╭──

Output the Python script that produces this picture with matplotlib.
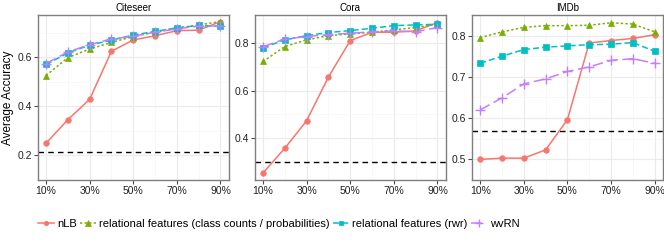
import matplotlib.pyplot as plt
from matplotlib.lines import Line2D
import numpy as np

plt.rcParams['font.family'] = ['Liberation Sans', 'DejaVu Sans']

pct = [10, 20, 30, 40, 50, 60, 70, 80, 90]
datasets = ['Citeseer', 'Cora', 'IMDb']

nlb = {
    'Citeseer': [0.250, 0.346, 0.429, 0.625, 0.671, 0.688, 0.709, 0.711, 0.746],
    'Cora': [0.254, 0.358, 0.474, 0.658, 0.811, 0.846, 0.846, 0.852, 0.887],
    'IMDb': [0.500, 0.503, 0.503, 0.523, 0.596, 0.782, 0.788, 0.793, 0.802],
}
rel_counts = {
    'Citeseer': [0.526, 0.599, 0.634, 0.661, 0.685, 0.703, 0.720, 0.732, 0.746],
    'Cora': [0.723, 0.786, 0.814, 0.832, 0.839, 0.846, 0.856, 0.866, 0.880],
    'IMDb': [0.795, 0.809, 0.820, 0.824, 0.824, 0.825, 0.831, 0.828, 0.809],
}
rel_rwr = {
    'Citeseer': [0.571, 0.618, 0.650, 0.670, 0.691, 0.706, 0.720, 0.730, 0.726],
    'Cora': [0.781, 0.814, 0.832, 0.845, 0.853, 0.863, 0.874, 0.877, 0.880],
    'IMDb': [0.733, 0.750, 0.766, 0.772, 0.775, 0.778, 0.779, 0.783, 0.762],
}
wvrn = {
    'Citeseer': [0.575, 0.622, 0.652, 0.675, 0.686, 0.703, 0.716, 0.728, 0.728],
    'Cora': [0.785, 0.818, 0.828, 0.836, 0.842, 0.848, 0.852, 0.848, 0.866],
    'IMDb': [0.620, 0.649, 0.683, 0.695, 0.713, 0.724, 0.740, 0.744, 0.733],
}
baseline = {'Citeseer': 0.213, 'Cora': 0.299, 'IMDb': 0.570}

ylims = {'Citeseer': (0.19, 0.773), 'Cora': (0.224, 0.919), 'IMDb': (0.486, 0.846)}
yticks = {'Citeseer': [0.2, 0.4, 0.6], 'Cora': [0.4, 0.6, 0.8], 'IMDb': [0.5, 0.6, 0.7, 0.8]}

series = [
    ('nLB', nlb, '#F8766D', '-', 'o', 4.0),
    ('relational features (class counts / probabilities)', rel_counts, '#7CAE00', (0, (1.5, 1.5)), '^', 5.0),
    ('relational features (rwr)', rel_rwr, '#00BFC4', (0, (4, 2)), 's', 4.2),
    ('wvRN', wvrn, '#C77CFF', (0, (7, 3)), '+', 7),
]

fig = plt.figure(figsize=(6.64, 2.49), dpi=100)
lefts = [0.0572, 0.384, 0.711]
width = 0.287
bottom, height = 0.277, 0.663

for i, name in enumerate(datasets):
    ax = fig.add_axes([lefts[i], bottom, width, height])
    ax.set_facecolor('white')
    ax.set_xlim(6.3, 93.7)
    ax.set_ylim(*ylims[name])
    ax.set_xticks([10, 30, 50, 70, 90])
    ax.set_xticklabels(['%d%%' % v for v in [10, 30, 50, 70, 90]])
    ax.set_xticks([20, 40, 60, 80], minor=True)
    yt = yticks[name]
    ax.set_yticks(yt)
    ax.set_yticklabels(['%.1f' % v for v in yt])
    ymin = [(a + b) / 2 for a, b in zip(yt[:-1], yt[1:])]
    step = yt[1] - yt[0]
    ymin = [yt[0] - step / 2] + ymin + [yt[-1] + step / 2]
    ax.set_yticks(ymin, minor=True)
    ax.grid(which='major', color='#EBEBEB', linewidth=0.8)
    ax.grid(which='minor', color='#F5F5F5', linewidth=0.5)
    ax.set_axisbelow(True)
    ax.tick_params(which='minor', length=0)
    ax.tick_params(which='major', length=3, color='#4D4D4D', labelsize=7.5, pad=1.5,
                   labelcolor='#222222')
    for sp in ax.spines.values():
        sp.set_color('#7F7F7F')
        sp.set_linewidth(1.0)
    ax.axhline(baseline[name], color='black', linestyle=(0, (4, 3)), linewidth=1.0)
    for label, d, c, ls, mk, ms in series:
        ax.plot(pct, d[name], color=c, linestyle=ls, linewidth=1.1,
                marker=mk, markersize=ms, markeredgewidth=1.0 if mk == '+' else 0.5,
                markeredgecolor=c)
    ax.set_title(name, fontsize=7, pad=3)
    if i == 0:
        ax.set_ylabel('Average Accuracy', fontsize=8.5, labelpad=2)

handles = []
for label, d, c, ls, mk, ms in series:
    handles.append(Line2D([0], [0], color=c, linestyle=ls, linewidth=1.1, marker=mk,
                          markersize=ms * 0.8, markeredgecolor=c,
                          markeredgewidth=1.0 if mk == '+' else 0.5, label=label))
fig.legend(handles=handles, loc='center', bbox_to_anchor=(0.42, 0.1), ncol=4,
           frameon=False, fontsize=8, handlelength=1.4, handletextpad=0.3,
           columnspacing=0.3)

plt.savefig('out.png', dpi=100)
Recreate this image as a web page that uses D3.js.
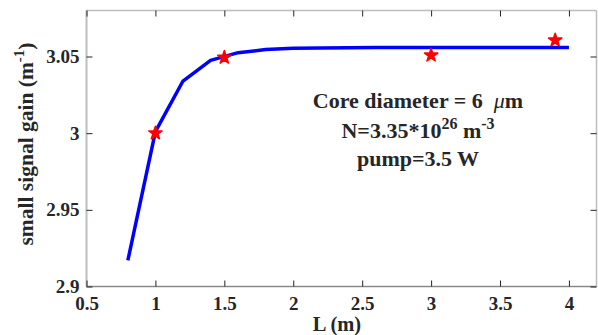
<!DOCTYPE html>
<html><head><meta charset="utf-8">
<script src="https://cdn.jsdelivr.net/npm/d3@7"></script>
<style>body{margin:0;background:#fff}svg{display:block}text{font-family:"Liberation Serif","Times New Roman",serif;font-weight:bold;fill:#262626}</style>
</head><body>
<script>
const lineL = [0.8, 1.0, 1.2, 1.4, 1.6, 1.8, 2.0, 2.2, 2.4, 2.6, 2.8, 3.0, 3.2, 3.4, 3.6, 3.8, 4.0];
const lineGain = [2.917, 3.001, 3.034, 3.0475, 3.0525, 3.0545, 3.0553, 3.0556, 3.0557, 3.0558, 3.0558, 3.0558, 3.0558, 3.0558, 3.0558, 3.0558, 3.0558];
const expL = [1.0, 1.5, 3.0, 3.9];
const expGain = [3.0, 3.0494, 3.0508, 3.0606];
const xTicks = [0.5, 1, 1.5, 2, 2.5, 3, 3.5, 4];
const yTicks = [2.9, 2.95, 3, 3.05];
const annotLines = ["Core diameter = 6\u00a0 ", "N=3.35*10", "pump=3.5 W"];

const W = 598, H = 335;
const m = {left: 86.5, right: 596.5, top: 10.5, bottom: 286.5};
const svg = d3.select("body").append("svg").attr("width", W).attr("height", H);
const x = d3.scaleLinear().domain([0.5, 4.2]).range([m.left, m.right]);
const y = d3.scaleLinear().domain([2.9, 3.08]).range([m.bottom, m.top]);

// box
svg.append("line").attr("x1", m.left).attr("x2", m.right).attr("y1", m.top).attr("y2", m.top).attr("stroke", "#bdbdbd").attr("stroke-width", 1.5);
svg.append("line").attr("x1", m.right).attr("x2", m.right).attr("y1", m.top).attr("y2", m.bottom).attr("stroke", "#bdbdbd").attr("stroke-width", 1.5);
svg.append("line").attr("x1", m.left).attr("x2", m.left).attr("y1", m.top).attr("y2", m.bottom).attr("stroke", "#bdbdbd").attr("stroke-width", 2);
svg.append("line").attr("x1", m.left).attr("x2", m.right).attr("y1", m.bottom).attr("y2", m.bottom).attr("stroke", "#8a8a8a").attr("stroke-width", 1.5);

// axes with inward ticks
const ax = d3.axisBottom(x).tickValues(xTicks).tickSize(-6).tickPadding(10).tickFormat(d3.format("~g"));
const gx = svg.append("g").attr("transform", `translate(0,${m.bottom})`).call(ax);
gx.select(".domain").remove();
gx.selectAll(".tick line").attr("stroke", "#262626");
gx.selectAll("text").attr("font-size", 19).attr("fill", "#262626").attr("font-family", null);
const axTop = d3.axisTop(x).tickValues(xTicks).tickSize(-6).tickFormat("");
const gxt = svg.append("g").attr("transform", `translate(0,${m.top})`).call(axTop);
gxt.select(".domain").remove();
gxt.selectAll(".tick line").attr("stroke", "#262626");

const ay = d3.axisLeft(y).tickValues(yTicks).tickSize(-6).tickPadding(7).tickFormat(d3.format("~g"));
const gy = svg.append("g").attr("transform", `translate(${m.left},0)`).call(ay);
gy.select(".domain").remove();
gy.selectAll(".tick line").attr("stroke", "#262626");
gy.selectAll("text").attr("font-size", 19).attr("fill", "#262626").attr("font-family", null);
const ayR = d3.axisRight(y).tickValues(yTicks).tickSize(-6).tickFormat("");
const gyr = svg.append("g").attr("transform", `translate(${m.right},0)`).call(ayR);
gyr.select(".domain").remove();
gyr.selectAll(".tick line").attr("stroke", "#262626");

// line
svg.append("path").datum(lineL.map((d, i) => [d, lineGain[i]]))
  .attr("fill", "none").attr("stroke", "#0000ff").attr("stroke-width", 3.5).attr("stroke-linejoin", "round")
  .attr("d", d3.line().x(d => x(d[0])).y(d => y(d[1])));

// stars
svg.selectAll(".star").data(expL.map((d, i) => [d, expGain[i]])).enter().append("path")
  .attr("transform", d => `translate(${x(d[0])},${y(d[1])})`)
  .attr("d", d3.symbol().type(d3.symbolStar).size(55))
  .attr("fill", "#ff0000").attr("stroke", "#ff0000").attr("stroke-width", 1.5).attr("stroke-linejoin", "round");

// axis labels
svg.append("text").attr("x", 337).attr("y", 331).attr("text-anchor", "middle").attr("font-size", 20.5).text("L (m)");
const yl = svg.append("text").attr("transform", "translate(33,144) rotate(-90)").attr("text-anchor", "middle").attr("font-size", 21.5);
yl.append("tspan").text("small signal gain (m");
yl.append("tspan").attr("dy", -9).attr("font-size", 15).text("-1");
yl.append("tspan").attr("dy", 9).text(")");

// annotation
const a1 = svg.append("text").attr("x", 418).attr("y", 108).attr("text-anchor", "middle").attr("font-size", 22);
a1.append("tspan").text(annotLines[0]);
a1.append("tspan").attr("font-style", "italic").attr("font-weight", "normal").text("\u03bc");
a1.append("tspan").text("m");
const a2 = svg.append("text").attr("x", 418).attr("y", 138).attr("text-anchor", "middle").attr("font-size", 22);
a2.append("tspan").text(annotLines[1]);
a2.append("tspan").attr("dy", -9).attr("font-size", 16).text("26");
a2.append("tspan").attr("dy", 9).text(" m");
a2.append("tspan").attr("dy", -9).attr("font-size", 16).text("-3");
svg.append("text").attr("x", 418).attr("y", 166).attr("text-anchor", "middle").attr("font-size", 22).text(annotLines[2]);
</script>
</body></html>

╰──

Written instruction: Make an exact copy of the lines from the top of the material through the line with "datasets = ['Citeseer', 'Cora', 'IMDb']", pictures excluded.

Solution to this problem:
Output the Python script that produces this picture with matplotlib.
import matplotlib.pyplot as plt
from matplotlib.lines import Line2D
import numpy as np

plt.rcParams['font.family'] = ['Liberation Sans', 'DejaVu Sans']

pct = [10, 20, 30, 40, 50, 60, 70, 80, 90]
datasets = ['Citeseer', 'Cora', 'IMDb']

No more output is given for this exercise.